Should All Dating Products Be Implementing Voice Search Functionality?
In the past month, two leading dating services have added voice recognition features to their platform’s functionality.
First was eHarmony, who announced a partnership with Amazon Alexa, the voice service available for use with devices like the Amazon Echo and Echo Dot.
After being activated with a command, Alexa can perform functions such as chat through users’ matches, share messages, summarise daily activity, and even deliver profile pictures to subscribers’ smartphones on demand.
Second was Plenty of Fish, who linked up with Google to enable Plenty of Fish members to use voice recognition tech to allow Google Assistant to read messages aloud to them, take dictation and send replies.
With this voice search trend now clearly emerging in the dating industry, we thought we’d look at some of the predictions that have been made about the future of voice-based search technology, and how big analysts expect it to be, to see whether other dating platforms should be following suit.

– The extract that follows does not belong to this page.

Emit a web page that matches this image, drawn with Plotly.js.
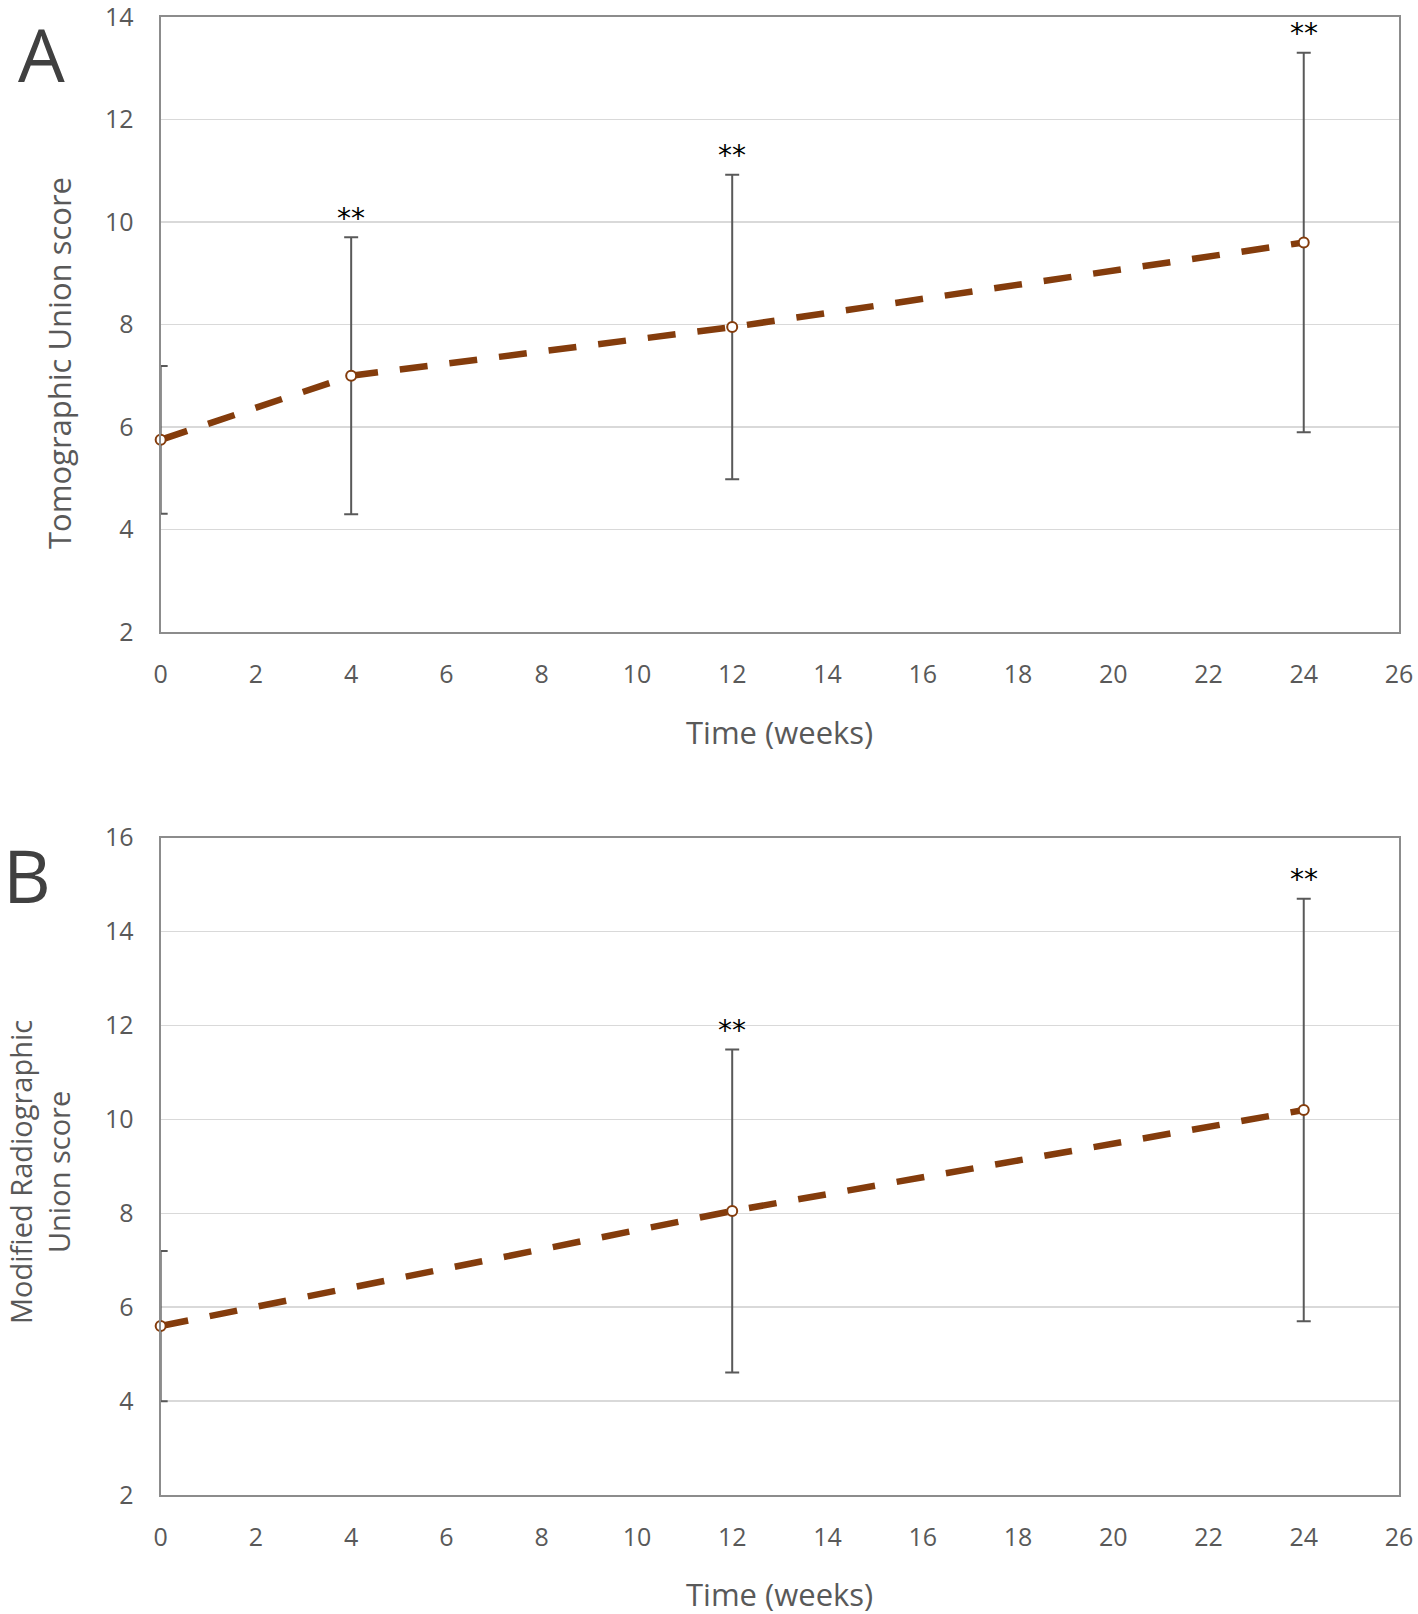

Last December, the voice-activated Amazon Echo became a popular product over the Christmas period, selling 4.4m in its first year of sales, and this year both Google and Apple debuted voice-enabled speakers with Google Home and the forthcoming HomePod.
The popularity of these home speakers complements the more widespread use of smartphone voice technology like Siri, Google Assistant and Cortana.
Microsoft said in May 2017 that Cortana was used by 141m people every month, and Siri is estimated to have around 41.4m monthly unique users.
In terms of total numbers, a report by Global Web Index estimated that around 325.8m people have used voice control in the past month – which equates to around 10% of the online population, according to Internet Stats.

And this number is expected to keep rising, with 60% of people who use voice search judged to have started doing so in the past 12 months.
ComScore also made the big prediction that 50% of all searches will be voice searches by 2020, and Technavio estimated that the voice recognition market will be worth $601m by 2019.
Gartner also said it expects the voice search category to expand rapidly over the next few years, saying that by 2020, 30% of web browsing sessions will be done without a screen.
Google Trends data backs up such predictions, voice search queries having risen 35x since 2008, with KPCB claiming that in May 2016, one in five searches on an Android app in the US were with speech.
As for why users are enjoying this functionality, almost half (43%) said voice search is simply quicker than using a website or app, and 21% said they prefer it because they don’t enjoy typing on their smartphones.
For online dating it would follow that, if the functionality was well-integrated, voice searching and messaging could become a popular time-saving tool for singles – whether for dictating new messages to their home speaker system, or being read recent messages aloud on the drive home.